> **Given information**:
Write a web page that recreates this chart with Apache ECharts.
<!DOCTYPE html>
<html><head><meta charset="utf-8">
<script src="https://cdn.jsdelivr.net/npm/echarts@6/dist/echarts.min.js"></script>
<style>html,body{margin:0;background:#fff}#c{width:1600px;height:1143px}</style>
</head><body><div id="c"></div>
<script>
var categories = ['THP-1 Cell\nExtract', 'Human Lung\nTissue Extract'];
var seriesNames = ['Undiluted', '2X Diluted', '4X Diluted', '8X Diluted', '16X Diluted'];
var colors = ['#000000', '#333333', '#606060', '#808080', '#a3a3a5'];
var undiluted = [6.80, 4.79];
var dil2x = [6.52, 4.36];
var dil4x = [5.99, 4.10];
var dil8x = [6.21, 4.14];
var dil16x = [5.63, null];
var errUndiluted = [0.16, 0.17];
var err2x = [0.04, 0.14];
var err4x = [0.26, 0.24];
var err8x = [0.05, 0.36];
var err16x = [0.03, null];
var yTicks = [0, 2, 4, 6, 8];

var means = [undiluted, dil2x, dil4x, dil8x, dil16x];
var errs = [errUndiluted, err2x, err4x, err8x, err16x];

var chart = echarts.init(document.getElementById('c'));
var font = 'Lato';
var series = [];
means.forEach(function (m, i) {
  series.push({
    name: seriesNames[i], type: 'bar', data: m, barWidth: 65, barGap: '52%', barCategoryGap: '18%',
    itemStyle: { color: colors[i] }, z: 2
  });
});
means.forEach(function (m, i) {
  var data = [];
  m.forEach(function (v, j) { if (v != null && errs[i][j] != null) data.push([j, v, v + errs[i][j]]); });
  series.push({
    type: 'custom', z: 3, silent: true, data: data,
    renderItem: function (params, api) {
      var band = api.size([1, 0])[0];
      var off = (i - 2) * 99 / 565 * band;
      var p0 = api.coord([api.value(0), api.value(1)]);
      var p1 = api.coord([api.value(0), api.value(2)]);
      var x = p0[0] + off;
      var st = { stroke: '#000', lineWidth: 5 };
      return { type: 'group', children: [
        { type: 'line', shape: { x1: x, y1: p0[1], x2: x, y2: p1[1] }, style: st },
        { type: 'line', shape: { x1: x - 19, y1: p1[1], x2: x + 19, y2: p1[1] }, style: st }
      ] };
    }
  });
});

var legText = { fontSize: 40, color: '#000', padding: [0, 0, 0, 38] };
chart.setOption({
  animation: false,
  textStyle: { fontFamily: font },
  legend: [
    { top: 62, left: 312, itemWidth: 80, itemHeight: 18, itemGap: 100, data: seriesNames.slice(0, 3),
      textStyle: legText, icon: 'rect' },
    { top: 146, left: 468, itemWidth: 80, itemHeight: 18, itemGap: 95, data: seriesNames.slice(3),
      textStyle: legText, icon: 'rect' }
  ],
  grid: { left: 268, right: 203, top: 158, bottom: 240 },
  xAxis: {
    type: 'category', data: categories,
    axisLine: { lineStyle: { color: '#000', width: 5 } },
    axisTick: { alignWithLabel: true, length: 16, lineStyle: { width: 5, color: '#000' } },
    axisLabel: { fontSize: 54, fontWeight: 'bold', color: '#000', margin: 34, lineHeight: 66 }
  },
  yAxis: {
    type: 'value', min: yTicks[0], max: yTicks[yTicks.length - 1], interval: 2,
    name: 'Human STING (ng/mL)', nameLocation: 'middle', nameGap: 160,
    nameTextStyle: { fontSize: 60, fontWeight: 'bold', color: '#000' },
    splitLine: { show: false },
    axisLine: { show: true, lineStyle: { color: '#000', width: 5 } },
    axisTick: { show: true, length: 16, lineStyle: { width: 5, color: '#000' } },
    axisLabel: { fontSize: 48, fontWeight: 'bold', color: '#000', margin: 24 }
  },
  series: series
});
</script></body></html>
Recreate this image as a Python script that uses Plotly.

> **What is required**:
Going through the entries above, report how many lines include the string "that". The number alone is the answer.

> **Final answer**:
2